Automated web scraping is the software that is set for regular data fetching from target web sources and web pages. This software goes to websites on a schedule and checks for needed information. Another kind of automated scraping is a custom-built web crawling system that goes through the internet and finds and scrapes all web pages that fit its settings.
Our web monitoring solution is an automatic web data extraction software that checks a web source (or web sources) on a regular basis and reports any changes on the target web page or pages. It automatically informs us or the client about any changes on a web page or take specific actions like scraping changed items or doing other programmed actions.
Automatically crawling web sources for changes
At DataOx, automatic web crawling is a quite popular service for our clients. For instance, if you want to monitor your competitors prices and set your prices accordingly, in that case, you need an automated data monitoring solution that will check your competitors’ prices every ten minutes and inform you or just change your prices, depending on your requirements.
Incremental web data gathering
Incremental scraping means that you can automatically parse recently added items from a particular web page. Want to monitor real estate listings or job boards? Then this is the service for you! You don’t want to scrape the whole website each time—you need just the fresh listings or job posts.

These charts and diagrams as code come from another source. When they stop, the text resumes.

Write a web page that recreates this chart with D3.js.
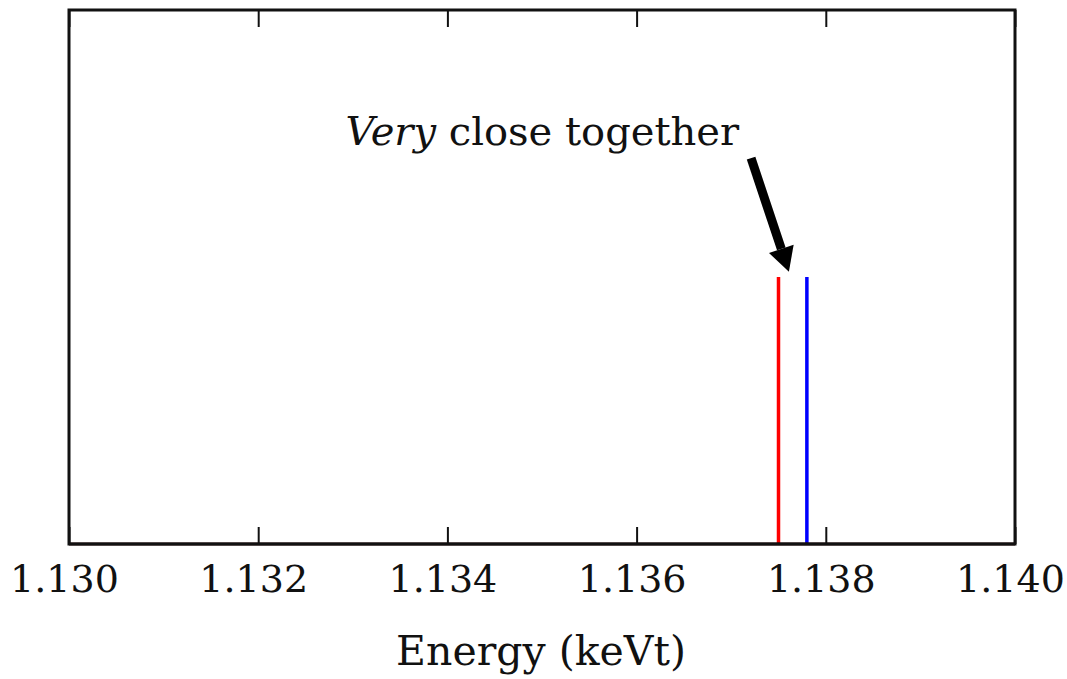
<!DOCTYPE html>
<html>
<head>
<meta charset="utf-8">
<script src="https://cdn.jsdelivr.net/npm/d3@7"></script>
<style>
  body { margin: 0; background: #fff; }
  text { font-family: "DejaVu Serif", serif; }
</style>
</head>
<body>
<div id="caja"></div>
<script>
// lineas de energia (keV) y su altura
var energias = [1.1375, 1.1378];
var alturas = [1, 1];
var colores = ["red", "blue"];
var ticks = [1.130, 1.132, 1.134, 1.136, 1.138, 1.140];

// anotacion: cola y punta de flecha en coordenadas de datos
var notaTexto = [1.13721, 1.445];
var notaPunta = [1.13761, 1.02];

var w = 1067, h = 679;
var m = { left: 69, right: 1015, top: 10, bottom: 544 };

var svg = d3.select('#caja')
  .append('svg')
  .attr('width', w)
  .attr('height', h)
  .style('background', 'white');

var x = d3.scaleLinear().domain([1.130, 1.140]).range([m.left, m.right]);
var y = d3.scaleLinear().domain([0, 2]).range([m.bottom, m.top]);

// lineas verticales
svg.append('g')
  .selectAll('line')
  .data(energias)
  .enter()
  .append('line')
  .attr('x1', function(d) { return x(d); })
  .attr('x2', function(d) { return x(d); })
  .attr('y1', y(0))
  .attr('y2', function(d, i) { return y(alturas[i]); })
  .style('stroke', function(d, i) { return colores[i]; })
  .style('stroke-width', 3.5);

// linea base (serie en cero)
svg.append('line')
  .attr('x1', x(1.130)).attr('x2', x(1.140))
  .attr('y1', y(0)).attr('y2', y(0))
  .style('stroke', '#2a0606')
  .style('stroke-width', 3);

// ticks hacia adentro, abajo y arriba
var ejeAbajo = d3.axisBottom(x).tickValues(ticks)
  .tickSizeInner(-17).tickSizeOuter(0)
  .tickFormat(d3.format('.3f')).tickPadding(21);
var gAbajo = svg.append('g')
  .attr('transform', 'translate(0,' + m.bottom + ')')
  .call(ejeAbajo);
gAbajo.attr('font-family', null);
gAbajo.select('.domain').remove();
gAbajo.selectAll('.tick line').style('stroke', '#111').style('stroke-width', 2);
gAbajo.selectAll('text')
  .attr('dx', -5)
  .style('font-size', '38px')
  .style('fill', '#111');

var ejeArriba = d3.axisTop(x).tickValues(ticks)
  .tickSizeInner(-17).tickSizeOuter(0).tickFormat('');
var gArriba = svg.append('g')
  .attr('transform', 'translate(0,' + m.top + ')')
  .call(ejeArriba);
gArriba.select('.domain').remove();
gArriba.selectAll('.tick line').style('stroke', '#111').style('stroke-width', 2);

// marco
svg.append('rect')
  .attr('x', m.left).attr('y', m.top)
  .attr('width', m.right - m.left).attr('height', m.bottom - m.top)
  .style('fill', 'none')
  .style('stroke', '#111')
  .style('stroke-width', 3);

// titulo del eje x
svg.append('text')
  .attr('x', 541)
  .attr('y', 665)
  .attr('text-anchor', 'middle')
  .style('font-size', '41px')
  .style('fill', '#111')
  .text('Energy (keVt)');

// anotacion
var x0 = x(notaTexto[0]), y0 = y(notaTexto[1]);
var x1 = x(notaPunta[0]), y1 = y(notaPunta[1]);

var nota = svg.append('text')
  .attr('x', x0 - 12)
  .attr('y', 145)
  .attr('text-anchor', 'end')
  .style('font-size', '40px')
  .style('fill', '#111');
nota.append('tspan').style('font-style', 'italic').text('Very');
nota.append('tspan').text(' close together');

// flecha
var ang = Math.atan2(y1 - y0, x1 - x0);
var largoCabeza = 24, anchoCabeza = 13;
var bx = x1 - largoCabeza * Math.cos(ang), by = y1 - largoCabeza * Math.sin(ang);
var px = -Math.sin(ang), py = Math.cos(ang);

svg.append('line')
  .attr('x1', x0).attr('y1', y0)
  .attr('x2', bx).attr('y2', by)
  .style('stroke', '#000')
  .style('stroke-width', 9);

svg.append('path')
  .attr('d', 'M' + x1 + ',' + y1 +
    'L' + (bx + px * anchoCabeza) + ',' + (by + py * anchoCabeza) +
    'L' + (bx - px * anchoCabeza) + ',' + (by - py * anchoCabeza) + 'Z')
  .style('fill', '#000');
</script>
</body>
</html>
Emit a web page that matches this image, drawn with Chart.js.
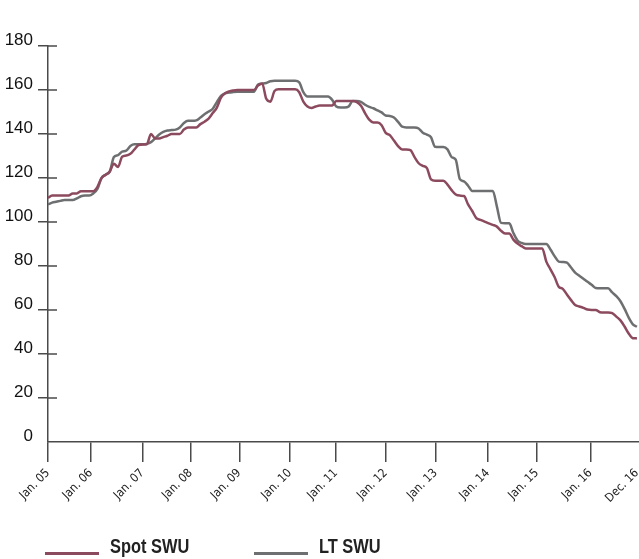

The automated data monitoring system works the same way—checking the website on a regular basis—and downloads just the added items.
A good example of incremental data extraction is RSS (Really Simple Syndication) technology. If you want to know updated news or other information on a website, you can set RSS if the web source allows it. However, RSS often doesn’t provide all the data businesses need for big projects.
What you should pay attention to?
An important part of automated monitoring systems is constant maintenance, as scraped websites quite often change their design and HTML code, which can cause failures in the data feed and collection. The core of maintenance is data quality assurance—the process of testing scraped content for quality each time as the system downloads it from the target websites. At DataOx, we provide maintenance with the help of special software and manual data checking.